Она простонала:
— Я не виновата! Поверьте, я не хотела делать этого…
Он пьяно посмотрел на нее и, отпустив волосы, сказал:
— Моя супруга! Моя красавица-жена! Это наша первая брачная ночь. Почти все гости разъехались, а те, что остались, храпят в своих кроватях. Наконец мы остались одни. По-твоему, это не романтично? Я, наверно, долго заставил себя ждать, моя милая, а?
Магда собрала все свои силы.
— Я никакая не милая, и вы это прекрасно знаете. Вы смеетесь надо мной. Вы, которого я почитала за рыцаря из рыцарей и джентльмена из джентльменов!
— Рыцарь из рыцарей?! — расхохотался он. — С какой стати мне вести себя по-рыцарски с какой-то дешевой мошенницей? Какое право ты имеешь ожидать от меня донкихотства?! От меня, твоей жертвы?!
Ее полуобнаженная грудь вздымалась. Она вынуждена была сидеть на кровати, полностью выпрямившись, так как длинные жестокие пальцы прижимали ее к спинке кровати, и Магда не могла ни опустить голову, ни вырваться. Будучи полностью открытой и подвергаясь его пьяному изучению, она воскликнула:
— Я тоже жертва! О Боже, ну почему вы не оставите меня в покое?!
— Что?! — воскликнул Эсмонд в притворной тревоге. — Неужели моя дорогая супруга против супружеских ласк?! Неужели я женился на той, которой противны мои любовные ухаживания?!
— Вам нравится издеваться надо мной, — сказала она сквозь зубы, и в ту же секунду ее страх перед ним сменился яростью. Магда стала метаться в разные стороны, пытаясь вырваться. — Пустите меня!
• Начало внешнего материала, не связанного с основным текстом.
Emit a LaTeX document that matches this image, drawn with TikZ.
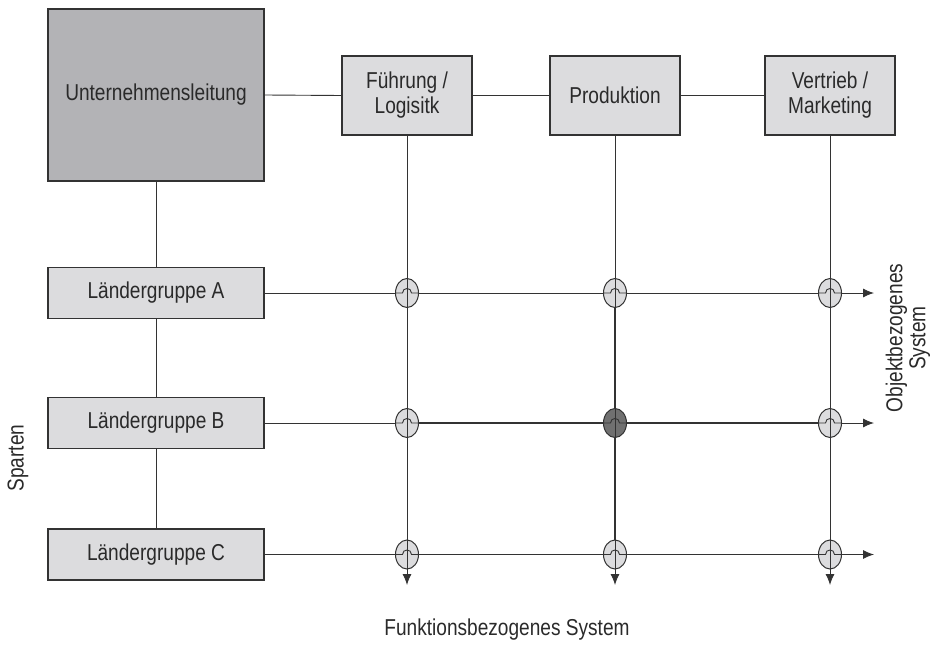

Завтра я вернусь домой, и вы больше никогда меня не увидите!
— Завтра?! Завтра, равно как и во все последующие дни, ты будешь делать только то, что скажу тебе я, твой господин и хозяин! — мрачно проговорил он. — Ты никогда не уедешь из этого дома. Те, кому известна правда, будут молчать, я позабочусь об этом. Твой отчим врал мне, что твои братья больны оспой? Отлично! У тебя тоже будет оспа! — Граф неприятно рассмеялся. — Мы распространим слух о том, что ты привезла с собой из дома эту болезнь. Пусть те, кто боится этой напасти, принимают уксусные ванны и молятся Богу. Мне плевать! Но ты останешься в этих комнатах, милая моя, до тех пор, пока врач, которому я плачу, не позволит тебе покинуть их. А когда ты выйдешь отсюда, твое лицо будет закрыто вуалью, и те, с кем ты будешь общаться, решат, что это из-за того, что твое лицо пострадало от оспы, и поэтому ты его закрываешь. Конечно, это станет предметом всеобщего обсуждения, и мне станут выражать сочувствие. Учти: Эсмонд Морнбери выдержит жалость, но не снесет насмешек! Никогда! Ты гнусно обманула меня и заплатишь за это тем, что поможешь мне уберечься от позора!